Era un capital. Pero está demostrado que puede más el querer que el poder. Tampoco tengo la menor duda de la personalidad de Francisca.
—Pagué el seguro, crié los hijos .Cuanto trabajé! A veces me decía Mario Ron: “Francisca no te quedes sin dinero para comprar pan a los tuyos. Lleva el recibo y lo pagas cuando te venga bien” ...¡Ay, no! Cobra que ya me arreglaré.
—Ese hombre fue considerado con usted, Francisca.
Mario fue todo un caballero.
Dice el refrán que no hay mal que cien años dure. Y la primera pensión llegó en forma de paga como pensionista.
—Cuando me llama Mario Ron para cobrar la primera paga me dice:”Francisca te vienen cuatrocientas pesetas, así y todo voy a mirar si te pertenece algo más. ¿Sabes lo que le contesté? Déjalo, Mario, que con esas cuatrocientas pesetas y un jornal, soy la más rica del lugar. “Con poco te conformas mujer”, eso fue lo que me dijo. Pues con eso mismo ya estoy contenta.
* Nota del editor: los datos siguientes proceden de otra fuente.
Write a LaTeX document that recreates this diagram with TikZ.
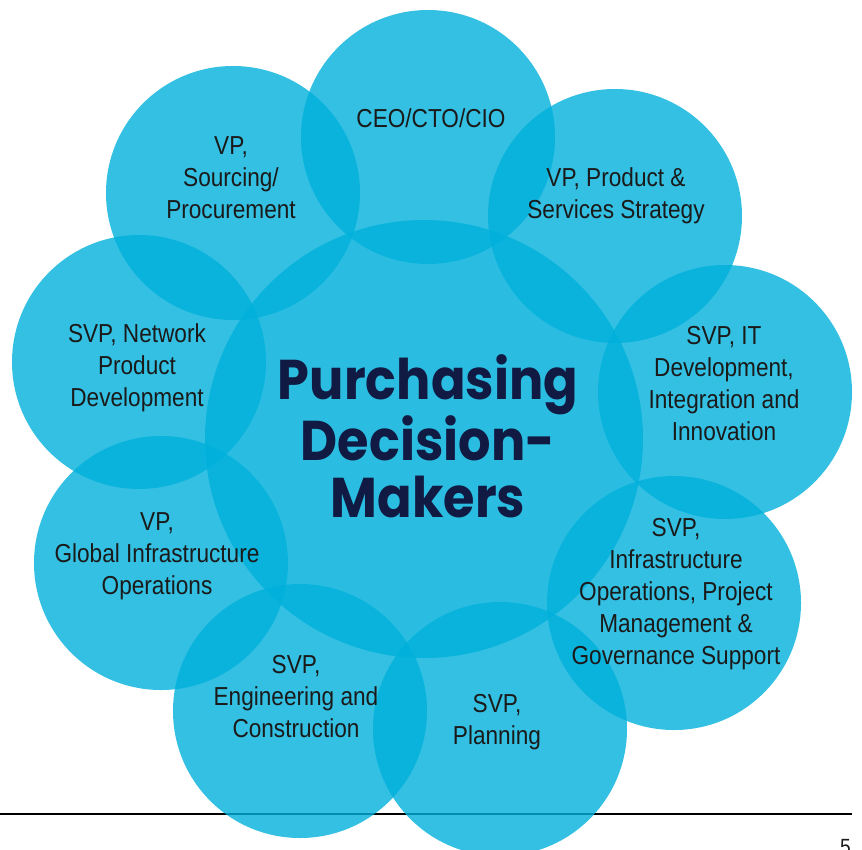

—Y por qué se negó a que ese señor comprobara si le pertenecía algo más Francisca?
—Porque tenía miedo a que si revolvía algo me lo quitaran y quedara otra vez sin nada. Ahora soy pensionista. Dicen que lo van a subir, pero tanto me da. A mí me llega y me sobra. A veces hasta me duele malgastarlo.
—Comer lo que quiera, cuidarse, que tiene que cuidarse Francisca, no es ningún derroche. Recuperar poco a poco la calma. Pedir a los hijos y las nietas que vayan mucho a verla— Chicas guapas de las que la abuela muestra orgullosa las fotos— que no olvidan que en el Puerto las espera la abuela. Una mujer todo corazón. Una mujer que luchó con uñas y dientes por conseguir el pan para los suyos.
—Tengo los ojos quemados de llorar y llorar.
No olvide la receta del médico Francisca: Se acabaron las lágrimas, que queman mucho.